──────── DATASET CONTENT ────────
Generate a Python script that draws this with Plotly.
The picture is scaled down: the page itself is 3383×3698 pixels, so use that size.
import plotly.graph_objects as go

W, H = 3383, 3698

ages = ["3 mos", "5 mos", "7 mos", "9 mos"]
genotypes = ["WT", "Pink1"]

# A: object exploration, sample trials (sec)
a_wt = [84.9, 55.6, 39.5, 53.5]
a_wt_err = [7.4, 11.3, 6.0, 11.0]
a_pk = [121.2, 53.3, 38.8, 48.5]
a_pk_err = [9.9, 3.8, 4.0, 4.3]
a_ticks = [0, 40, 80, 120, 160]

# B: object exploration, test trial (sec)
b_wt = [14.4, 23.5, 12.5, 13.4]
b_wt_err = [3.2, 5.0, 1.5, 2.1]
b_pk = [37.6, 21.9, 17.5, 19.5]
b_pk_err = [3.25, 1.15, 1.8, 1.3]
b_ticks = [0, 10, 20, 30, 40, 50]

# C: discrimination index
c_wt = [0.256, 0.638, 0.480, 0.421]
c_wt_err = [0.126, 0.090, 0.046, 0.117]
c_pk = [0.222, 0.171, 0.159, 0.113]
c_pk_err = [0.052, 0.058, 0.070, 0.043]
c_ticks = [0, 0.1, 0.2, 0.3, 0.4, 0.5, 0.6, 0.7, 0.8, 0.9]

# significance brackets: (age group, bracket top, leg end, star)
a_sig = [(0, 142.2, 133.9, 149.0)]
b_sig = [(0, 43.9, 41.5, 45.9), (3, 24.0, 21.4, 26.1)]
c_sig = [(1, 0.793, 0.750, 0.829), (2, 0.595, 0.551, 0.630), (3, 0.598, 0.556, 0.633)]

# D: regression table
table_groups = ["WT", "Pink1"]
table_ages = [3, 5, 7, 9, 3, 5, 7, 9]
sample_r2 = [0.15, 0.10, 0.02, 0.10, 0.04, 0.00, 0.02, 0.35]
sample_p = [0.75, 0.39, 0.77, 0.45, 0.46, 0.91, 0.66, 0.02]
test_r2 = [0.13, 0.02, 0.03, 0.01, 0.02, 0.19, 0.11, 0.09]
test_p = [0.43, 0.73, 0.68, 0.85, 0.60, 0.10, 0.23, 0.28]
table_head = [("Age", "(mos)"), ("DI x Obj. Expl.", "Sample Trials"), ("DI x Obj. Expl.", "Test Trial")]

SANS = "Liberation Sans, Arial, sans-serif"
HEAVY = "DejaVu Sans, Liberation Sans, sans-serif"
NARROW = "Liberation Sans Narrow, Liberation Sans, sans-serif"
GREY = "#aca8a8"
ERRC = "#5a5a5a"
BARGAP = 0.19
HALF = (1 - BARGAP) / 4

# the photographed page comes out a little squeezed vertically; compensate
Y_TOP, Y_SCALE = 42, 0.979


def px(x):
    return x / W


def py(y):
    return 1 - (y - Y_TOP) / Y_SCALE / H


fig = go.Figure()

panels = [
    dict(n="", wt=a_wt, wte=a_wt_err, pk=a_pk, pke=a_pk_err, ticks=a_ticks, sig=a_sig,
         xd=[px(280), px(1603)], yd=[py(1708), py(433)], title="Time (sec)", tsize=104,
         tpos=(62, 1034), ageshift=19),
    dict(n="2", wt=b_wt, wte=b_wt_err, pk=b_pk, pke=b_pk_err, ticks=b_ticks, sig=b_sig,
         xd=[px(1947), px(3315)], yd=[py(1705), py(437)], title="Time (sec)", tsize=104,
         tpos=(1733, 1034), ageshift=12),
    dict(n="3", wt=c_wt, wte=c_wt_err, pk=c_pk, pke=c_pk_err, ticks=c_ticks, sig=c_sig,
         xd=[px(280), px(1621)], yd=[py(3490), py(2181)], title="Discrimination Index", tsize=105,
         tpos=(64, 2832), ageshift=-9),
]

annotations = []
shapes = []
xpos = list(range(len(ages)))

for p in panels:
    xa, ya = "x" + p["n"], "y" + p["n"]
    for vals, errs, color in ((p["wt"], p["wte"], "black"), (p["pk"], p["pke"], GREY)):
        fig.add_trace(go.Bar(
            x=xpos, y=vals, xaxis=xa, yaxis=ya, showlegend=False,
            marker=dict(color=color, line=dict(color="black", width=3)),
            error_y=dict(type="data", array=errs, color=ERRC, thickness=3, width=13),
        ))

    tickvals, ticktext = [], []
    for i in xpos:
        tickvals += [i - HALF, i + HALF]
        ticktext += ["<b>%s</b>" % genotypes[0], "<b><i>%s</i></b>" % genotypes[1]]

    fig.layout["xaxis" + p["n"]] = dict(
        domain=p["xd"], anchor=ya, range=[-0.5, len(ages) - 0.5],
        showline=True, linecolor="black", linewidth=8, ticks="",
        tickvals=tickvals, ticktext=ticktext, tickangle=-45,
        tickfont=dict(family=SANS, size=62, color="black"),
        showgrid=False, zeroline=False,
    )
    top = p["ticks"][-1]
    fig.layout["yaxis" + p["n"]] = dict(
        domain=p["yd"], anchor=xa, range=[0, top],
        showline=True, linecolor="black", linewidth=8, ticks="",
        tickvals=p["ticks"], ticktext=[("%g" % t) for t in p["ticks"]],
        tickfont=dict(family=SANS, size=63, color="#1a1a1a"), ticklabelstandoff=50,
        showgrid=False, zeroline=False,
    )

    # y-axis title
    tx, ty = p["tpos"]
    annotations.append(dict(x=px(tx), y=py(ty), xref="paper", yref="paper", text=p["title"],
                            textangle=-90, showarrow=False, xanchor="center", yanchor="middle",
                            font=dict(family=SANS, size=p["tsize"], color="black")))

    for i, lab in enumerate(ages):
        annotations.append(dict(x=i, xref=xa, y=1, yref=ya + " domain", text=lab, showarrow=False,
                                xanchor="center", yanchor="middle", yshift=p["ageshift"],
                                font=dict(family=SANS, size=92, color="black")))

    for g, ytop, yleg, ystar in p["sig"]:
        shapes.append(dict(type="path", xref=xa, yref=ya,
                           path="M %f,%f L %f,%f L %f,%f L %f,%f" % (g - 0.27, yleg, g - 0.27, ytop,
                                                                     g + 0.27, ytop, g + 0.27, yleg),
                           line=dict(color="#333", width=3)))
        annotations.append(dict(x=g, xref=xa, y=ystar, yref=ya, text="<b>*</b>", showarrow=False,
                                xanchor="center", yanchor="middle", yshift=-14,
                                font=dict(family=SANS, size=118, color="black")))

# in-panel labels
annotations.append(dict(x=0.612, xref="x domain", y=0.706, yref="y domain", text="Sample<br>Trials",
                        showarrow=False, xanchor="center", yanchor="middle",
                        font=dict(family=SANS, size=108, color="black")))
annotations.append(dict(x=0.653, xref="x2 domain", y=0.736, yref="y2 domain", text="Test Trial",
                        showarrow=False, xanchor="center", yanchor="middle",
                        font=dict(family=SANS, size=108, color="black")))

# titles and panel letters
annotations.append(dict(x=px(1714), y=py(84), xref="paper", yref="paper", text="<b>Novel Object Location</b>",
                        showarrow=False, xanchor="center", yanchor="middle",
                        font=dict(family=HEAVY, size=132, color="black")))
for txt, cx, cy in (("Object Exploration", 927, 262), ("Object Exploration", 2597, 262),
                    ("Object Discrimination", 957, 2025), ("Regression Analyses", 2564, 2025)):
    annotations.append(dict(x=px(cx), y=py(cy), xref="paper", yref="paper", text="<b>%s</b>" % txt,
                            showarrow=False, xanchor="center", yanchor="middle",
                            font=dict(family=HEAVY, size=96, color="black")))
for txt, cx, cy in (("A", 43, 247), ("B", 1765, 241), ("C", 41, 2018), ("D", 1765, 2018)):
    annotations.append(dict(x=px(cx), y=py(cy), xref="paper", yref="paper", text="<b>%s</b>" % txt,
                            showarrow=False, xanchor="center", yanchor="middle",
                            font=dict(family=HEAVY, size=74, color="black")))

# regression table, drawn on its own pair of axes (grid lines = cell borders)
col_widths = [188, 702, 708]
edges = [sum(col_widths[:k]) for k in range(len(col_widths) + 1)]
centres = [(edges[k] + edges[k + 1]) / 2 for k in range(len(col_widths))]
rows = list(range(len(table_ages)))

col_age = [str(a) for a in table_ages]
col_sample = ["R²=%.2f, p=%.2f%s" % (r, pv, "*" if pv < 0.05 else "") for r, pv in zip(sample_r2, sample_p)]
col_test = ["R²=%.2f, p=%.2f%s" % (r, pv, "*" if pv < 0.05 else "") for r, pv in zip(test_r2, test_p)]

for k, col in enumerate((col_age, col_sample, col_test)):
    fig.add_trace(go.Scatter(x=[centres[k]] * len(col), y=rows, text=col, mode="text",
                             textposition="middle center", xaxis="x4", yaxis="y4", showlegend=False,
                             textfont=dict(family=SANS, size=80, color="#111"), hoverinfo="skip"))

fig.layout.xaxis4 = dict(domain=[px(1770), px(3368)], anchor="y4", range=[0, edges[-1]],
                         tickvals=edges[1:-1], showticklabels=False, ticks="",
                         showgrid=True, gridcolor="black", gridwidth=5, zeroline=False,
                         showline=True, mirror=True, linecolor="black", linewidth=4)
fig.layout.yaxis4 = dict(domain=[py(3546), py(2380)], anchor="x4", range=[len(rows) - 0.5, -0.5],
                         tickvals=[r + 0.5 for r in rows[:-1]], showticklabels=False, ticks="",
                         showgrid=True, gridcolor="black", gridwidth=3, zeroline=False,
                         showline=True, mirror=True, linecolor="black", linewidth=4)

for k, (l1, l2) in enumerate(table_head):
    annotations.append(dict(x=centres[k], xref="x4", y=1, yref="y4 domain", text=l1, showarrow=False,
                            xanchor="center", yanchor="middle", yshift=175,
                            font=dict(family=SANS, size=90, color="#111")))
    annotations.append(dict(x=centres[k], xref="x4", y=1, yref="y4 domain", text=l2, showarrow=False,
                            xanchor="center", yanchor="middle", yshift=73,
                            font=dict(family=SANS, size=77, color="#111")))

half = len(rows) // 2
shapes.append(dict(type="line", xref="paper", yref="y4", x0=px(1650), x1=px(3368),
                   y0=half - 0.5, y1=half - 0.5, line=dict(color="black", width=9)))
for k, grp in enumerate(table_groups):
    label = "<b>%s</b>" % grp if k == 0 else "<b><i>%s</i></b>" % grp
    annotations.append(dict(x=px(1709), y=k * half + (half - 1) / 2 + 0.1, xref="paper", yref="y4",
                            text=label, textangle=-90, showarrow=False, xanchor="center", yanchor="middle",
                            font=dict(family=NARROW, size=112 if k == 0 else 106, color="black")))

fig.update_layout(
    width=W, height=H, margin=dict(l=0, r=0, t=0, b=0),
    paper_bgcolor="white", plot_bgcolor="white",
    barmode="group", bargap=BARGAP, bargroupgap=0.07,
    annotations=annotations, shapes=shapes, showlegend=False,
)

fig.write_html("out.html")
────────
▸ WRITTEN TASK: Please print the material above exactly as it appears, from its first line through the line containing "a_ticks = [0, 40, 80, 120, 160]", inclusive, and stop there.

▸ THE REPLY:
Generate a Python script that draws this with Plotly.
The picture is scaled down: the page itself is 3383×3698 pixels, so use that size.
import plotly.graph_objects as go

W, H = 3383, 3698

ages = ["3 mos", "5 mos", "7 mos", "9 mos"]
genotypes = ["WT", "Pink1"]

# A: object exploration, sample trials (sec)
a_wt = [84.9, 55.6, 39.5, 53.5]
a_wt_err = [7.4, 11.3, 6.0, 11.0]
a_pk = [121.2, 53.3, 38.8, 48.5]
a_pk_err = [9.9, 3.8, 4.0, 4.3]
a_ticks = [0, 40, 80, 120, 160]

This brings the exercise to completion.